--- Stated task ---
Filter the entries below, keeping only lines with the word "that".

>> BEGIN Supplied material

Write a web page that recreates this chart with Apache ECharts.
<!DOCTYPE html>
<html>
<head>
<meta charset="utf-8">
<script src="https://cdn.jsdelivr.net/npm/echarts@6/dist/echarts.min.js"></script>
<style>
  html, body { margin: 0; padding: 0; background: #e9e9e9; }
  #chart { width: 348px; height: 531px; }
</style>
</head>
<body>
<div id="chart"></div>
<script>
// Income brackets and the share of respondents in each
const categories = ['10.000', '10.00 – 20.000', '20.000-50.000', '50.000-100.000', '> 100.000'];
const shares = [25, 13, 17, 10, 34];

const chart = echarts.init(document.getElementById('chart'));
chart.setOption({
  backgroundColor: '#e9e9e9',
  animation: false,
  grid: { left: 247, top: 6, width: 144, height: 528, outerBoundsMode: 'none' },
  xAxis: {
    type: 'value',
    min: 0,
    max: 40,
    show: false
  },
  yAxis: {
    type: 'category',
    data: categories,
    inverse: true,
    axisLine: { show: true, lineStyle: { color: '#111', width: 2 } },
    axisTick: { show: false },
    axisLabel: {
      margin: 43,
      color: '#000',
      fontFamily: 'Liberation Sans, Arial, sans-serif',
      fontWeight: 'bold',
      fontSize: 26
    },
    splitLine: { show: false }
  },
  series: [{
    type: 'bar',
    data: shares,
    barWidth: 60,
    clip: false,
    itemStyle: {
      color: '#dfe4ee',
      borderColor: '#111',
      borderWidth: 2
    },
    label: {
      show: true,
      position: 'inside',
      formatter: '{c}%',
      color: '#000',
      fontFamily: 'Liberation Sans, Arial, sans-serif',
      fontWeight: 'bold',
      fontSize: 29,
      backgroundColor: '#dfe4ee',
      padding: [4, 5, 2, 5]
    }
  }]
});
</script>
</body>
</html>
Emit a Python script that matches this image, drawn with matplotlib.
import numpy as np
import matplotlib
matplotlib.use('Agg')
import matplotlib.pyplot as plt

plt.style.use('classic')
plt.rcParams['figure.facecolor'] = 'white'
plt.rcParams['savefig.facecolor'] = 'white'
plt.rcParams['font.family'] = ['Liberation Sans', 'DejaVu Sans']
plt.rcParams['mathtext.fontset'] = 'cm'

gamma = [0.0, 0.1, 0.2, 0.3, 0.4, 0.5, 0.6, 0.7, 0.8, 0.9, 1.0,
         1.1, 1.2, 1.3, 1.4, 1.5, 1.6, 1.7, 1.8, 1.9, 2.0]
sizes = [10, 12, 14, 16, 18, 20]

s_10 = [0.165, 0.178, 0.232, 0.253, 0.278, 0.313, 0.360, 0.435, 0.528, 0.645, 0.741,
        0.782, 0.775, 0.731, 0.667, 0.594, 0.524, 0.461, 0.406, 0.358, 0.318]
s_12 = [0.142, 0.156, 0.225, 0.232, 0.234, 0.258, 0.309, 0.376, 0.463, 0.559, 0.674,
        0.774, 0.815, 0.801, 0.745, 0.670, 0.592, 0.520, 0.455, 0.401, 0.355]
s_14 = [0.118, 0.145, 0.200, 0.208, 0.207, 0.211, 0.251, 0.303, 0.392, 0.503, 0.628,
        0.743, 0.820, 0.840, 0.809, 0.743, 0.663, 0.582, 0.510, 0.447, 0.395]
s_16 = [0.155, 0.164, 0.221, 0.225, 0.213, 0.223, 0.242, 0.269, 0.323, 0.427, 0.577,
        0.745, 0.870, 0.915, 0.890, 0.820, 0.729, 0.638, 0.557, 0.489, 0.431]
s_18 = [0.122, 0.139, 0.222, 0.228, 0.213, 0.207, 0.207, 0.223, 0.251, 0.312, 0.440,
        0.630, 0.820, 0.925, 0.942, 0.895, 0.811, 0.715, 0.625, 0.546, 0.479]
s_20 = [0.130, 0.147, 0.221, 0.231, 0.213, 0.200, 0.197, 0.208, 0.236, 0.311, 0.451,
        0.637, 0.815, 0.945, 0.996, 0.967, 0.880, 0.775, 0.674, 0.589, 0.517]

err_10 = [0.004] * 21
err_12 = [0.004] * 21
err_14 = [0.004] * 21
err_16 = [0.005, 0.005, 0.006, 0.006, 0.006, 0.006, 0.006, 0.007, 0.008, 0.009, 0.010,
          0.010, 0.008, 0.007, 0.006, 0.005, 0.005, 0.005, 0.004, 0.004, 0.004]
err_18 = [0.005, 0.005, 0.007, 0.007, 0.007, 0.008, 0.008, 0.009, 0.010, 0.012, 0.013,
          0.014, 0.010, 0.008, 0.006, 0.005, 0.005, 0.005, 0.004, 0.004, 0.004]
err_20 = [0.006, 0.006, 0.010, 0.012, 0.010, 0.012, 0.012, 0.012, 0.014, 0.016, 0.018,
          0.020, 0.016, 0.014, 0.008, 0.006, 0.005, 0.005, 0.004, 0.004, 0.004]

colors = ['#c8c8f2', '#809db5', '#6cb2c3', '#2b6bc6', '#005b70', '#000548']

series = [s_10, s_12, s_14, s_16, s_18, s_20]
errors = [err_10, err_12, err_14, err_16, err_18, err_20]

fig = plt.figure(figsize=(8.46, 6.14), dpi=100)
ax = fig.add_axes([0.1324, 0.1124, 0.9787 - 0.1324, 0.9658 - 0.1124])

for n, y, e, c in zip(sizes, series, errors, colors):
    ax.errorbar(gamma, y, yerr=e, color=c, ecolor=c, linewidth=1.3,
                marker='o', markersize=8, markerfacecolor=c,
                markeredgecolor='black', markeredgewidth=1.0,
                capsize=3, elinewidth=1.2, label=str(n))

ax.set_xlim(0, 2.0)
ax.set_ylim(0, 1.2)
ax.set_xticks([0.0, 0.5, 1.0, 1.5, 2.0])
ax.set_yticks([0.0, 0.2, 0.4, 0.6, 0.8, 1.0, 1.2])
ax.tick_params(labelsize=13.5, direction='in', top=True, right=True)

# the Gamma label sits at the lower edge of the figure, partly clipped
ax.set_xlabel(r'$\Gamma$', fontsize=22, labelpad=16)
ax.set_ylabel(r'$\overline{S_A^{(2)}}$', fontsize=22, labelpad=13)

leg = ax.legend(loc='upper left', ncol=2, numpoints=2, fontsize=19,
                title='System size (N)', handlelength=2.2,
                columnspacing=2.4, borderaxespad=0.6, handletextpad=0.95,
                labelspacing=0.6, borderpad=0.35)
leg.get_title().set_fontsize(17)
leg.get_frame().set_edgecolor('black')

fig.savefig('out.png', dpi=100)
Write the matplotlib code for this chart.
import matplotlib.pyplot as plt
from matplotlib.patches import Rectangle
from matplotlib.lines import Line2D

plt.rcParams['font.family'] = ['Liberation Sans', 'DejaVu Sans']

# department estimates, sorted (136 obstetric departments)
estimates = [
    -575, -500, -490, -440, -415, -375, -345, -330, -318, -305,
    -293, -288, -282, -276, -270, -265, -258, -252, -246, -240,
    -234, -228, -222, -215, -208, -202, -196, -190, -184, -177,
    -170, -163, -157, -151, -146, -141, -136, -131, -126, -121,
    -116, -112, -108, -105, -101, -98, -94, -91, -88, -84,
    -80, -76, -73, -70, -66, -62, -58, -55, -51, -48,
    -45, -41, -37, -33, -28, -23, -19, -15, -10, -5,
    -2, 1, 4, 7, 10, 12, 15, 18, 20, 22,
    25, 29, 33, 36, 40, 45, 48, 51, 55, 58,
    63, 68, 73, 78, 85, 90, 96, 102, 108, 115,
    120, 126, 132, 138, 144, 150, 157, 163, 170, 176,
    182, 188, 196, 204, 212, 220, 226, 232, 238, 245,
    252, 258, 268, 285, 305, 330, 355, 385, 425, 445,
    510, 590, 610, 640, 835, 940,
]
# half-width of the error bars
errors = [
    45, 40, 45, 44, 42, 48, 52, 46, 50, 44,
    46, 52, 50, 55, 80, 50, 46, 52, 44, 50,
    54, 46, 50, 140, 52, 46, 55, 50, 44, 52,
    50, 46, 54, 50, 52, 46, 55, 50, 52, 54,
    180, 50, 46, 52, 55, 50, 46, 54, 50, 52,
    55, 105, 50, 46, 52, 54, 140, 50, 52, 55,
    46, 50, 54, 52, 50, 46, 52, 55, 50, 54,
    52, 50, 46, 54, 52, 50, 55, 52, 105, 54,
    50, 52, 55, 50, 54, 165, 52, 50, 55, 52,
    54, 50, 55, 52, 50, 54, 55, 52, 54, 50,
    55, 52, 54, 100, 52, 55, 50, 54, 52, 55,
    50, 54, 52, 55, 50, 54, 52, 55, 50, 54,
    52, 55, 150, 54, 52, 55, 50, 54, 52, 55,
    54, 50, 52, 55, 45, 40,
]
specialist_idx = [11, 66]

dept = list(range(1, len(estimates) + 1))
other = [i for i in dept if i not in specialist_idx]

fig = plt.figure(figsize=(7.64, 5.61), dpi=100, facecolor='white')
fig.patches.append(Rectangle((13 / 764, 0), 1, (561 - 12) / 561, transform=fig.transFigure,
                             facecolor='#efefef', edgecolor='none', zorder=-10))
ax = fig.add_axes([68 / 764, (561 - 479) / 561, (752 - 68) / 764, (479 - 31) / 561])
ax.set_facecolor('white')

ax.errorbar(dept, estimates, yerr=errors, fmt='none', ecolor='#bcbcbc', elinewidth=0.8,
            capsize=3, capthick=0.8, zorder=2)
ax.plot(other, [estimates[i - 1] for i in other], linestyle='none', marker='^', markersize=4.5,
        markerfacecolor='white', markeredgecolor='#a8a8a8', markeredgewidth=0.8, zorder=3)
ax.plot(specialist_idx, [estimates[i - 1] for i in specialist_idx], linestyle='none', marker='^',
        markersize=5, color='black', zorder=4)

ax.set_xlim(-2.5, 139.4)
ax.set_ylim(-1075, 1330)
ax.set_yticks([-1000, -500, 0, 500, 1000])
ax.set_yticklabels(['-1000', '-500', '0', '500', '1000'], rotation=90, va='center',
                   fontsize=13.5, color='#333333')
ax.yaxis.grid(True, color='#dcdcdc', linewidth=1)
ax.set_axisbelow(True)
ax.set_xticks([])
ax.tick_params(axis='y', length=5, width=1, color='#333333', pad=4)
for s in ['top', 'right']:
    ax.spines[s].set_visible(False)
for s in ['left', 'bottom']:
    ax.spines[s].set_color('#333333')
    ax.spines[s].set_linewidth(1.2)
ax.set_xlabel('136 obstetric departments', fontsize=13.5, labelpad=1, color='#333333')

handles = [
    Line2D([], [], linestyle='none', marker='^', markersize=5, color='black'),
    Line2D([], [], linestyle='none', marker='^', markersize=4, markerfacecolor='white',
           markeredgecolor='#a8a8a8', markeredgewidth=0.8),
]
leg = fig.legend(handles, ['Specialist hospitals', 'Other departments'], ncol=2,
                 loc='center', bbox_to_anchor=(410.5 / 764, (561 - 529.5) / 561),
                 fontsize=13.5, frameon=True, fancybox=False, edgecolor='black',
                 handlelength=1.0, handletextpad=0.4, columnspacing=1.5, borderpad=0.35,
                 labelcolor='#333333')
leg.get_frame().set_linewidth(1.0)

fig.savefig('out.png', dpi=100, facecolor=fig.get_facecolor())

>> END Supplied material

--- Answer for the task ---
Write a web page that recreates this chart with Apache ECharts.
Emit a Python script that matches this image, drawn with matplotlib.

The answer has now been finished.